Problem details:
From the data that follows, copy every line holding the string "this".

Supplied entries:
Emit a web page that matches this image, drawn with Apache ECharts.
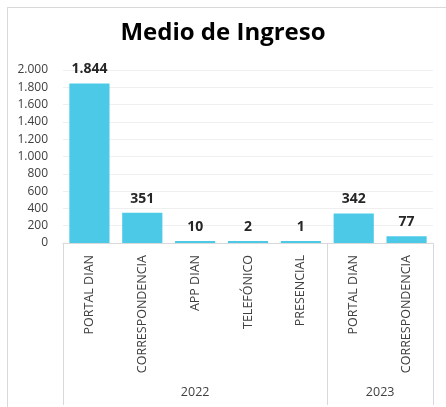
* * *
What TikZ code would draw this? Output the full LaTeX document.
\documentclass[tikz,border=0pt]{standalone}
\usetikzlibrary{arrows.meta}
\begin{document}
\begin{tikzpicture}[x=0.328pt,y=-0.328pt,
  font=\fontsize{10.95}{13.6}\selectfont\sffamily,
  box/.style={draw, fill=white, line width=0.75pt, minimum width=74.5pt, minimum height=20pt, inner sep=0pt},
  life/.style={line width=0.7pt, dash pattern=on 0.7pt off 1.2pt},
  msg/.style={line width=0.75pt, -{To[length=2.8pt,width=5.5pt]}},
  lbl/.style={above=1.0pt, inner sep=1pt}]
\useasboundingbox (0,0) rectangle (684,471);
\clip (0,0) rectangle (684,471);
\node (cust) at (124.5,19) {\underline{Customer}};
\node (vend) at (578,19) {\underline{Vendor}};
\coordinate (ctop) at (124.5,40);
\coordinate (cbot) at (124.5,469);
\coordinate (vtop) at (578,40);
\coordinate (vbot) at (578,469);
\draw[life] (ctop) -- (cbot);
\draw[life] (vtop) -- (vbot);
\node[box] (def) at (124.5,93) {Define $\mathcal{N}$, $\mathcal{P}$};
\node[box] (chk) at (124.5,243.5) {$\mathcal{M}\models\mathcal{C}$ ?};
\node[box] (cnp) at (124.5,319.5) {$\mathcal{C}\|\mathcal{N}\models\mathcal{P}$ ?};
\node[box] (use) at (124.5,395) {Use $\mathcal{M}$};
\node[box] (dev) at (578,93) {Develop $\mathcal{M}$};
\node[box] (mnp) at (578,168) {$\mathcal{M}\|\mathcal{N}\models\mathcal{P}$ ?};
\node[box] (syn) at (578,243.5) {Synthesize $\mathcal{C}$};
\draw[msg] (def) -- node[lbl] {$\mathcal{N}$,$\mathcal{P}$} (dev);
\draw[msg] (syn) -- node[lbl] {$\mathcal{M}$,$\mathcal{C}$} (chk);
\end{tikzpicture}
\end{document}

Correct result:
Emit a web page that matches this image, drawn with Apache ECharts.
What TikZ code would draw this? Output the full LaTeX document.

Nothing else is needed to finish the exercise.